Regionalizzazione dell’istruzione: le ragioni del no

Parlare di autonomia differenziata in Veneto è muoversi in un terreno spinoso, perché la nostra regione fa parte delle tre, insieme a Lombardia ed Emilia- Romagna, che premono per introdurre la regionalizzazione. Opinione di molti è che l’attuazione del disegno di legge Calderoli porterebbe a notevoli vantaggi al nostro territorio.

È opportuno fare alcune riflessioni sull’argomento, per dimostrare che non è tutto oro quello che luccica e che ci sono molte criticità nella regionalizzazione, in particolar modo nel settore dell’istruzione.

Un certo grado di decentramento amministrativo e di autonomia delle regioni sono non solo sanciti dall’ art. 5 della Costituzione ma anche auspicabili, come sta avvenendo in molti stati europei, maggiormente in paesi come la Germania che è uno stato federale.

Non si tratta quindi di contrastare l’autonomia tout court, ma il modo in cui è stata attuata finora e di come si intende attuarla in futuro.

La legge costituzionale n. 3/2001 ha interamente riscritto il Titolo V della Costituzione, in particolare l’art. 117, modificando l’assetto del governo territoriale e sovvertendo i tradizionali rapporti tra Stato centrale ed enti periferici.

In quest’ottica è stato radicalmente rivisto anche il rapporto Stato-Regioni, estendendo la competenza di queste ultime a tutte le materie non espressamente riservate alla potestà legislativa statale.

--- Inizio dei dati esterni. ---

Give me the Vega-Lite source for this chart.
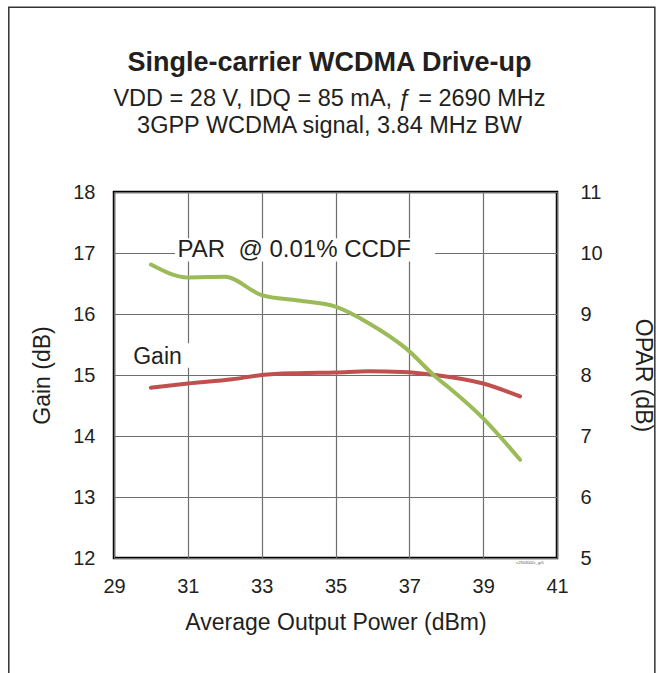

Questo processo però non è stato compiuto correttamente; si sarebbero dovute varare delle “norme cornice” all’interno delle quali le regioni avrebbero dovuto muoversi a seconda delle esigenze territoriali. Ciò non si è fatto, pertanto le regioni sono andate a ruota libera, e si sono creati così sovrapposizioni e conflitti. Le regioni hanno dato ampia prova di clientelismo e di spreco, si può citare ad esempio quanto successo in Lombardia durante la pandemia del Covid.

La nostra Costituzione ha una dimensione sociale che non va disattesa: prima di pensare alle autonomie è necessario, come sancito dalla Costituzione, realizzare i livelli essenziali delle prestazioni (LEP) in materia di diritti civili e sociali ed attuare degli interventi di perequazione.  In un momento come quello attuale, ove il nostro paese deve affrontare problemi come l’inflazione, la pandemia, la guerra ai confini dell’Occidente, la povertà in aumento, lo stato sociale al collasso, non ci sono assolutamente le condizioni. Insomma, i diritti non sono “regionalizzabili”.

I presidenti della Lombardia, Veneto ed Emilia-Romagna partono dalla convinzione di essere in grado di far funzionare le loro regioni meglio di quanto non sia in grado di fare lo Stato. Per questo chiedono il potere di intervento che la costituzione prevede all’art. 116 c 3 e all’art. 117.  Se però consideriamo gli esiti della regionalizzazione del Veneto ad oggi nel campo della sanità, delle infrastrutture, della tutela ambientale e guardiamo ai referenti politici che abbiamo, in particolare all’istruzione, non osiamo immaginare quali frutti si produrrebbero se le competenze regionali in questo campo fossero allargate. Non deve assolutamente passare l’idea che ognuno fa quello che vuole a casa sua.

La scuola regionalizzata come sarebbe? Si interverrebbe sulle norme generali dell’istruzione, con la regionalizzazione dei programmi e degli insegnanti e dei concorsi. Ci sarebbero quindi programmi veneti, docenti veneti, concorsi veneti. Verrebbe in tal modo limitata la libertà di insegnamento e l’autonomia dei docenti sancita dall’art. 33 della Costituzione. In un momento storico in cui la cultura e il mercato del lavoro hanno varcato i confini dell’Italia e dell’Europa, in cui si dovrebbero allargare i nostri orizzonti, questo restringimento appare antistorico.